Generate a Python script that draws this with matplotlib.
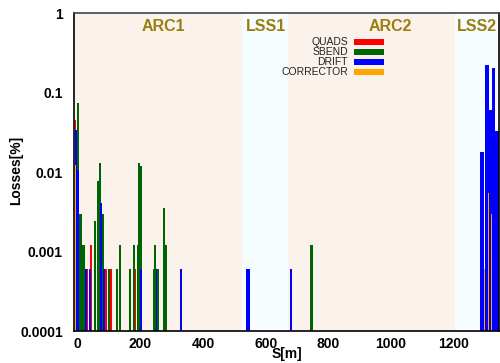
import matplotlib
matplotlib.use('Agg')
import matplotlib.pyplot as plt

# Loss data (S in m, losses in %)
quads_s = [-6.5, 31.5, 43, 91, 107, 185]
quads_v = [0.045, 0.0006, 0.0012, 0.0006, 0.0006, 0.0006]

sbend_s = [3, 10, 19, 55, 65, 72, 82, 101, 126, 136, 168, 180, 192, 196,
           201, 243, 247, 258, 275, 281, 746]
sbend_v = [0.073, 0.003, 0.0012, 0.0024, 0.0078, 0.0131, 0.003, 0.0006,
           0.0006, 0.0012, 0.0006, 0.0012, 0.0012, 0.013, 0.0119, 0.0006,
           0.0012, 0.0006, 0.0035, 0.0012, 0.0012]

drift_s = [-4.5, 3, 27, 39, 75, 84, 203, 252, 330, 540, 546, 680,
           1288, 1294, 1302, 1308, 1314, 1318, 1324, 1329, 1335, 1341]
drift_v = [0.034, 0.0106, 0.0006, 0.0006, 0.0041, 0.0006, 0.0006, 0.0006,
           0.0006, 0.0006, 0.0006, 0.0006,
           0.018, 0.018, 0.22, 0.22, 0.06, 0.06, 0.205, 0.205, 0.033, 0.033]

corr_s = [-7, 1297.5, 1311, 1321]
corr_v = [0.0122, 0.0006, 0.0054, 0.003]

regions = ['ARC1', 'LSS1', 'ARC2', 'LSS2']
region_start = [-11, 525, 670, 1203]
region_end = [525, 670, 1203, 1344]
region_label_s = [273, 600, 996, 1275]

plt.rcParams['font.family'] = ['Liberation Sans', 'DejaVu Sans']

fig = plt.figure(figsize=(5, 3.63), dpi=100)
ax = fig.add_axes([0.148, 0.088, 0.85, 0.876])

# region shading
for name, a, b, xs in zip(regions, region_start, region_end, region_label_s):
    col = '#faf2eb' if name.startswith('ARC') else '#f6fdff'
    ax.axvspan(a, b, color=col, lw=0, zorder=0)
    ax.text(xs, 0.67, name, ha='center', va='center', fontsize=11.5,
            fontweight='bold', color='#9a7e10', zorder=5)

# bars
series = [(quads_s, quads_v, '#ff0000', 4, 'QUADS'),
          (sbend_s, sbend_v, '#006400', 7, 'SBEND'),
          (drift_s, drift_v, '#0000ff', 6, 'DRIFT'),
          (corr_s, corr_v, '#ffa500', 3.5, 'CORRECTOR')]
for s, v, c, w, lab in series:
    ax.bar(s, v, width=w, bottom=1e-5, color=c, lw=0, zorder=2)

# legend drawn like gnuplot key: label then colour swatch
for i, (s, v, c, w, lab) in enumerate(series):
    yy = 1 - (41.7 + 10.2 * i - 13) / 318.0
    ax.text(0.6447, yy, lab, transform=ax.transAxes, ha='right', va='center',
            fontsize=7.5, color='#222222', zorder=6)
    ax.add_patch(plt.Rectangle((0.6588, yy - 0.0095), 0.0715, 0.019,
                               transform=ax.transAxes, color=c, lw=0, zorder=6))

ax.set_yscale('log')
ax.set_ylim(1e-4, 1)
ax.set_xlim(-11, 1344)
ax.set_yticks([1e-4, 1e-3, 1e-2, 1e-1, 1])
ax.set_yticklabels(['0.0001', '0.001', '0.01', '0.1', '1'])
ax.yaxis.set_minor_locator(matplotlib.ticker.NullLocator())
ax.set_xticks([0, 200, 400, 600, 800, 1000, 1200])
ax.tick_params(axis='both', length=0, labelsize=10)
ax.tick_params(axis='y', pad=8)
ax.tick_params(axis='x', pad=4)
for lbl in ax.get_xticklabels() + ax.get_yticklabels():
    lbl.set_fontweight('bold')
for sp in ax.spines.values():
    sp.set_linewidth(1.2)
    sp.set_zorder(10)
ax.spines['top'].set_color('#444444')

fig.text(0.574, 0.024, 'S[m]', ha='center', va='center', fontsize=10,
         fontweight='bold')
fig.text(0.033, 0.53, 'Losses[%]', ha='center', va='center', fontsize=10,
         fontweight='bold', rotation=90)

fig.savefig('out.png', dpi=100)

■ **WRITTEN PROBLEM**: Pictures are excluded; extract exactly the lines from the start of the data through the line that holds "quads_v = [0.045, 0.0006, 0.0012, 0.0006, 0.0006, 0.0006]", both ends included.

■ **EXERCISE RESULT**:
Generate a Python script that draws this with matplotlib.
import matplotlib
matplotlib.use('Agg')
import matplotlib.pyplot as plt

# Loss data (S in m, losses in %)
quads_s = [-6.5, 31.5, 43, 91, 107, 185]
quads_v = [0.045, 0.0006, 0.0012, 0.0006, 0.0006, 0.0006]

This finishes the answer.